A run of records
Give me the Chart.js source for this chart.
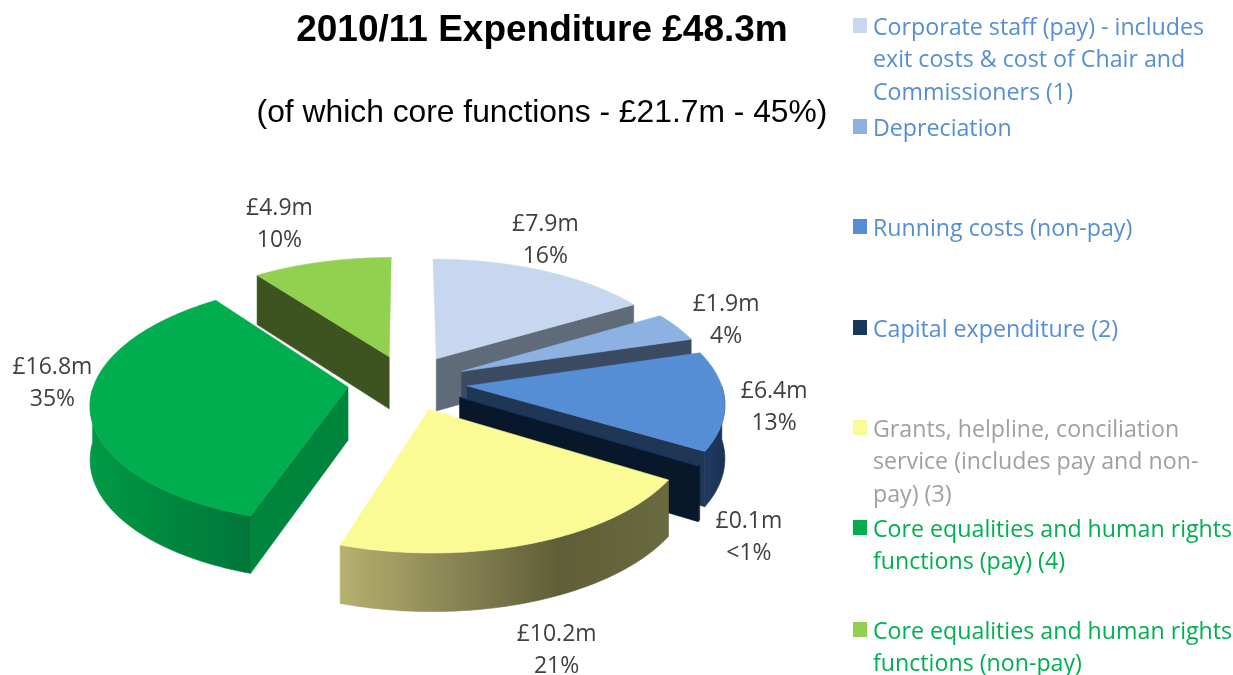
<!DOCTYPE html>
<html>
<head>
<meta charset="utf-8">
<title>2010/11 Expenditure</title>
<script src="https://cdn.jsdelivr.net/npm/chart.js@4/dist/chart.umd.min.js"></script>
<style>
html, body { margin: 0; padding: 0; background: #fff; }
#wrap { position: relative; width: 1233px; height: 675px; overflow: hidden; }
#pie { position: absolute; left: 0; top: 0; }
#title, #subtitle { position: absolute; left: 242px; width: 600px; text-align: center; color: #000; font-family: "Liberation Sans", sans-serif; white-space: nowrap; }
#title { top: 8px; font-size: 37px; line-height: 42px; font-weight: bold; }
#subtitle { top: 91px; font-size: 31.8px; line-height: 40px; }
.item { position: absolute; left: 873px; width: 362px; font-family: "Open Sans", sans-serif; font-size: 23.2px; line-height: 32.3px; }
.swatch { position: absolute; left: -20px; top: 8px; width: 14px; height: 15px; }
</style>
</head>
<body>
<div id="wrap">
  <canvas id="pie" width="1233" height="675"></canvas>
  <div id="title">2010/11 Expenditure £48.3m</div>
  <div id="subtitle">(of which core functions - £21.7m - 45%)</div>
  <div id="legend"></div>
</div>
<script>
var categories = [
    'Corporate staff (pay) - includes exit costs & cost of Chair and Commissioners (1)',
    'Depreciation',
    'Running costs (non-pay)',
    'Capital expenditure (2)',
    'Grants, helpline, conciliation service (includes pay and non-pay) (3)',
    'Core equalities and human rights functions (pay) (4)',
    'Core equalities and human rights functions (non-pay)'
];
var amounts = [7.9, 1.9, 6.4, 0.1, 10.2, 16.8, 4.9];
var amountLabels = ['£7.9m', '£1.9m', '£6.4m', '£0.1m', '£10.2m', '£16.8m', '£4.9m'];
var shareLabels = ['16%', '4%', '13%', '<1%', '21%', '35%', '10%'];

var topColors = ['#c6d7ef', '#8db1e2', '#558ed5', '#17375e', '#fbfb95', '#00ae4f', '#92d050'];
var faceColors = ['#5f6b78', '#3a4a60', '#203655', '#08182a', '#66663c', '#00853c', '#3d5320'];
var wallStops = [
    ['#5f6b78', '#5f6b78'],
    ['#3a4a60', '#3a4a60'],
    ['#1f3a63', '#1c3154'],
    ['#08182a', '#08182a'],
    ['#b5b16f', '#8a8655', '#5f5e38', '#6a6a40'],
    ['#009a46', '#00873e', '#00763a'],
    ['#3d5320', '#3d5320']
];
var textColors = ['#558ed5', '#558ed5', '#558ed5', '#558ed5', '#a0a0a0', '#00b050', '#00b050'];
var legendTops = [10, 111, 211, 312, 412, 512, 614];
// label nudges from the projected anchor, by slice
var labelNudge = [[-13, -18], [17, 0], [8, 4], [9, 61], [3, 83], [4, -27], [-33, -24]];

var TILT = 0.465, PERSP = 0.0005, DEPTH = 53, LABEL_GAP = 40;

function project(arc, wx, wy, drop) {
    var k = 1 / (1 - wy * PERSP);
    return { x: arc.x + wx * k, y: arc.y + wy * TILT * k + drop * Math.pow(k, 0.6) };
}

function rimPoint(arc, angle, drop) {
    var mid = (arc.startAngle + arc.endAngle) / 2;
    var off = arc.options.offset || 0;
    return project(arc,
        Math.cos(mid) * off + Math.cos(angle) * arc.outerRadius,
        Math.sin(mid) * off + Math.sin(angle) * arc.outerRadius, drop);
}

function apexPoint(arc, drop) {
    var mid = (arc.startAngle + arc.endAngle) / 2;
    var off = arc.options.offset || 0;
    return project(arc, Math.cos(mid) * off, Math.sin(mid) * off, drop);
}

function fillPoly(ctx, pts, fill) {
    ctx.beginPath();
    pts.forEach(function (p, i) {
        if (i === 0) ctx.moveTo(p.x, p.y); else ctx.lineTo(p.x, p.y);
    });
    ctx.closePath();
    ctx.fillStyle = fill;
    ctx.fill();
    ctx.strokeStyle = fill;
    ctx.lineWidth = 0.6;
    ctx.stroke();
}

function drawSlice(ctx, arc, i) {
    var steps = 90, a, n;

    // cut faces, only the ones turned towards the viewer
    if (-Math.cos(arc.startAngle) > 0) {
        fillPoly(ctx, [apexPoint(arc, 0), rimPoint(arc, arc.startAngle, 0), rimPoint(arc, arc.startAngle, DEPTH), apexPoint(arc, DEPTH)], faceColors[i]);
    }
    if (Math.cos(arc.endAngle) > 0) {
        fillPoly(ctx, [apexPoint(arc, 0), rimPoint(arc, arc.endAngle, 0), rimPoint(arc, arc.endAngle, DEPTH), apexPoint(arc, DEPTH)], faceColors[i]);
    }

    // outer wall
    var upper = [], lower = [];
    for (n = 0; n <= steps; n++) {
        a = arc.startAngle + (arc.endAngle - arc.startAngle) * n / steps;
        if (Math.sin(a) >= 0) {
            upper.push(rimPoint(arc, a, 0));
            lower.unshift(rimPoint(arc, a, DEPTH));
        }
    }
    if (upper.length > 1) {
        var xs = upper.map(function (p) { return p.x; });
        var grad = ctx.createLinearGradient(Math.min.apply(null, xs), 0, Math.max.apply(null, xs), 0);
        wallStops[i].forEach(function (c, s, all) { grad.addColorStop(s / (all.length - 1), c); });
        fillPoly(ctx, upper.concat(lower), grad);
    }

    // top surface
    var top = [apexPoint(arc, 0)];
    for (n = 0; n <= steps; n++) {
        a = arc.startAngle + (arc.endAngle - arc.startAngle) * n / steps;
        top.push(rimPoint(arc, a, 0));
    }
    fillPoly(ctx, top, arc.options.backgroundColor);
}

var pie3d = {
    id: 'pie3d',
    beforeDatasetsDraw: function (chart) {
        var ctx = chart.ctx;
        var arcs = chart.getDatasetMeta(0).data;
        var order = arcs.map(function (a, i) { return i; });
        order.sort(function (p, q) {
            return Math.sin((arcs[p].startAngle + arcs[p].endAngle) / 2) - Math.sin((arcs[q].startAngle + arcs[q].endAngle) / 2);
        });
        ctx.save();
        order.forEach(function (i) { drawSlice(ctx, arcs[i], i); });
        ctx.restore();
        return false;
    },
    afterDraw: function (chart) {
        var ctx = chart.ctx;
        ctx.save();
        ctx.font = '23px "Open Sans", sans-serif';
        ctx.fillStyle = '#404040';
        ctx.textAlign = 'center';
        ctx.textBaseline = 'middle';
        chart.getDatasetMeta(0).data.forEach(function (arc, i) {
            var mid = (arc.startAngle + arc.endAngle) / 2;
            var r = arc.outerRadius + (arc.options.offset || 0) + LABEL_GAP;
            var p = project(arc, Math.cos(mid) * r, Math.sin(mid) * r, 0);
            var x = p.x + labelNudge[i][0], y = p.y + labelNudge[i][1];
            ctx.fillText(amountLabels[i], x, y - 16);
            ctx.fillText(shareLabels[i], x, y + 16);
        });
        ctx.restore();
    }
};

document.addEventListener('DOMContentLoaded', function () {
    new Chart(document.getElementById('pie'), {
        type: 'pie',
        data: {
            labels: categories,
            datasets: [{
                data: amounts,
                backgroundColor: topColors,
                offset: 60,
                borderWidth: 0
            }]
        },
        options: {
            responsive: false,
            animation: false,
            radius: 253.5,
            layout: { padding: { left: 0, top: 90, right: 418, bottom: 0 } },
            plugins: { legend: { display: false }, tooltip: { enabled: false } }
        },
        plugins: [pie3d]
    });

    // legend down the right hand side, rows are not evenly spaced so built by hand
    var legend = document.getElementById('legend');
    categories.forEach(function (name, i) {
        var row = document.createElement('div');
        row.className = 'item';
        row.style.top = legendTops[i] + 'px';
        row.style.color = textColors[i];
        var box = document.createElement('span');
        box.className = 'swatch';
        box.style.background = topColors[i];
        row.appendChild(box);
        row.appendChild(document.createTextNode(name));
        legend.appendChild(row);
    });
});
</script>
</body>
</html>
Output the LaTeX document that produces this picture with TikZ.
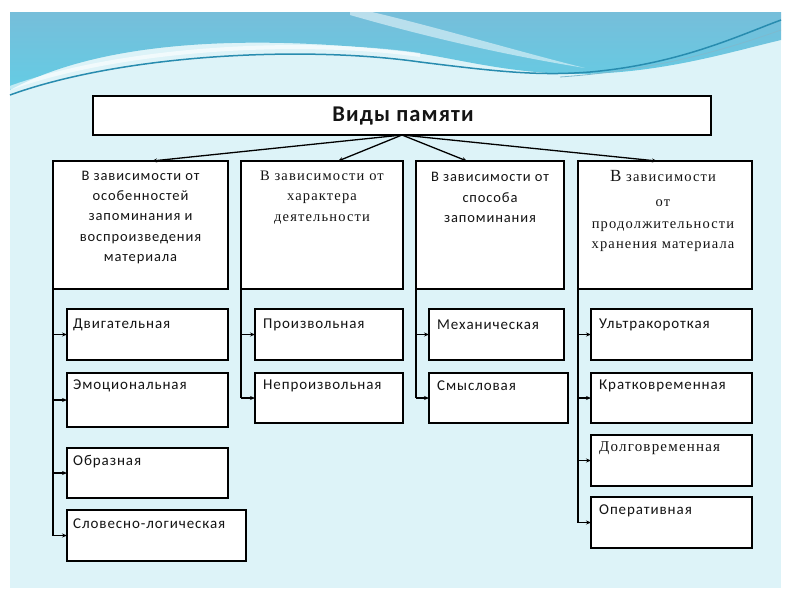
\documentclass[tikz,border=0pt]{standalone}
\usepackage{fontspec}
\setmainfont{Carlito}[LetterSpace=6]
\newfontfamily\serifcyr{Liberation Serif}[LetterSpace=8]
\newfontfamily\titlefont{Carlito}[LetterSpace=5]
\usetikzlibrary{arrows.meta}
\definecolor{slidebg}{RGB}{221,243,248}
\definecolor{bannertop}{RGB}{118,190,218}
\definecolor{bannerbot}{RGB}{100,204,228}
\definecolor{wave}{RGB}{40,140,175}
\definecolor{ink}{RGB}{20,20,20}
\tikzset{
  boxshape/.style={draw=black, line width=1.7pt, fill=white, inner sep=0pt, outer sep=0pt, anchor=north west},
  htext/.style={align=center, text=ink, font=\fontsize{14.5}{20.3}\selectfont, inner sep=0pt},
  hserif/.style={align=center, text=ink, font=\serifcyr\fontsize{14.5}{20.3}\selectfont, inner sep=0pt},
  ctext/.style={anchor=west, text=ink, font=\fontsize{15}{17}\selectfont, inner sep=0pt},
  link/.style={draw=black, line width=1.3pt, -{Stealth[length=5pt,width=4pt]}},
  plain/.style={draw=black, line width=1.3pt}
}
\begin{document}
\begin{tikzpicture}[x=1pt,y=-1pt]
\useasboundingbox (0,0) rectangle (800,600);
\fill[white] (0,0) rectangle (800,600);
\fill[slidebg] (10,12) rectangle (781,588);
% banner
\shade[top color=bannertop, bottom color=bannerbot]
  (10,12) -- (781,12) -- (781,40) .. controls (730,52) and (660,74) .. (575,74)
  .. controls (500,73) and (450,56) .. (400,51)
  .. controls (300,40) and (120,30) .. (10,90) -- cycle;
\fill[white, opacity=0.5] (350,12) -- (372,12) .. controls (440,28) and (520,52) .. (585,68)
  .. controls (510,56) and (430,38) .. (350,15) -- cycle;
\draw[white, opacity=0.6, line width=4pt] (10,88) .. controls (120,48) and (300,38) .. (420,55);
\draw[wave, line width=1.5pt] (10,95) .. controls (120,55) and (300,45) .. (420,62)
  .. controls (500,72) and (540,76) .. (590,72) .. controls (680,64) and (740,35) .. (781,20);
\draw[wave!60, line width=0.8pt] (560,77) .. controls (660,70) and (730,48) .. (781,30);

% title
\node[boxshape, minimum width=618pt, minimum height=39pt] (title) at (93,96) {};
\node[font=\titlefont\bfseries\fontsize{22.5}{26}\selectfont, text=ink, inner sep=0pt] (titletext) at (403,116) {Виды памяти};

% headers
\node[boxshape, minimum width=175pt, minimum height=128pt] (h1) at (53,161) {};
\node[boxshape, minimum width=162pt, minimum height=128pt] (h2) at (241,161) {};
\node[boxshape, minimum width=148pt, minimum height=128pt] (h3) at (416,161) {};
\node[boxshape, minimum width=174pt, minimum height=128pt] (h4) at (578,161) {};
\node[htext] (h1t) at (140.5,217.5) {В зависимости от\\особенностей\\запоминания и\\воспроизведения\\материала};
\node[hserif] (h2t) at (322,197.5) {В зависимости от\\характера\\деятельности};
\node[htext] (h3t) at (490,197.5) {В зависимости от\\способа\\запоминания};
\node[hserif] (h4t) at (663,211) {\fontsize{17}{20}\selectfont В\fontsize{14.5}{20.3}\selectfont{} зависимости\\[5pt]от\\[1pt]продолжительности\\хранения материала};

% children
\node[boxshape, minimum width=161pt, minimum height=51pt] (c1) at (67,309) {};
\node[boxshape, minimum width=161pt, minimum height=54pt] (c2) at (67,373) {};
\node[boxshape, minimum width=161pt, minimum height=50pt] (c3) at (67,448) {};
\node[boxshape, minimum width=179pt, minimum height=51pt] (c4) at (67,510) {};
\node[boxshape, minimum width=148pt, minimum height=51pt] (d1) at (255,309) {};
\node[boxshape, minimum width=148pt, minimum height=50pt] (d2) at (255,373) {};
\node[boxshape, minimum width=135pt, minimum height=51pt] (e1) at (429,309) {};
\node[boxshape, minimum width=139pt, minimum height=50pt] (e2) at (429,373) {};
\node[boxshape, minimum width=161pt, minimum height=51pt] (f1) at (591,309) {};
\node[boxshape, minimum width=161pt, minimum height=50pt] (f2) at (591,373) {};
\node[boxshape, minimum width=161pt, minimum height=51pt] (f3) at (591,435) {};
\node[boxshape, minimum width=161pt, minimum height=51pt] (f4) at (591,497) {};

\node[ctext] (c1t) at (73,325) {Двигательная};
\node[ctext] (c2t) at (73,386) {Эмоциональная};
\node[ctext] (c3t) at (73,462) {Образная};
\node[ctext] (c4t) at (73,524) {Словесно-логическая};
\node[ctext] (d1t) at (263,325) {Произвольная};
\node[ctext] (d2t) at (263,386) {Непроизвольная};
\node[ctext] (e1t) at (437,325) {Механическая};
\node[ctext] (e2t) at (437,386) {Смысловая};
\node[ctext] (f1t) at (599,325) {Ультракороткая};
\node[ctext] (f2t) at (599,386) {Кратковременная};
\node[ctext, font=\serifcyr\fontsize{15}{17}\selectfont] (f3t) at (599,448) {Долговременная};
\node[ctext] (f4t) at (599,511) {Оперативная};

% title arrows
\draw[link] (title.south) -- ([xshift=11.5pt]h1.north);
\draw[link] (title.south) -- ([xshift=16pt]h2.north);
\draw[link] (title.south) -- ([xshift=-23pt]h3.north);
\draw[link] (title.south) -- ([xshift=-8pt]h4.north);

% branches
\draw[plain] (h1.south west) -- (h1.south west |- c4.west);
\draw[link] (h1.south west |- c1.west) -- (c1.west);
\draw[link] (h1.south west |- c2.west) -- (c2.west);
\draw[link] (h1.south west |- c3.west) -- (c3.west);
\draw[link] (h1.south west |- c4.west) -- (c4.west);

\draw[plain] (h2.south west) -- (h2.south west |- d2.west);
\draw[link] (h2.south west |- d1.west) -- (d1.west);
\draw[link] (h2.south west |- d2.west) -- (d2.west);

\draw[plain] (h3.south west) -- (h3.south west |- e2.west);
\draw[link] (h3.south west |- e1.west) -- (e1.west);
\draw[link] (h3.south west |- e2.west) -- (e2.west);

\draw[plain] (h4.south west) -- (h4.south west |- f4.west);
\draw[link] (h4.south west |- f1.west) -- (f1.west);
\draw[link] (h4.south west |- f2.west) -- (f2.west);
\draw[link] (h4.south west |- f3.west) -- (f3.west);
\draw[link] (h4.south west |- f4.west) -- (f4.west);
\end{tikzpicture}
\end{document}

What is being asked
Look over the listing. Pull out every line with the string "this" in it.

Finished task
Give me the Chart.js source for this chart.
Output the LaTeX document that produces this picture with TikZ.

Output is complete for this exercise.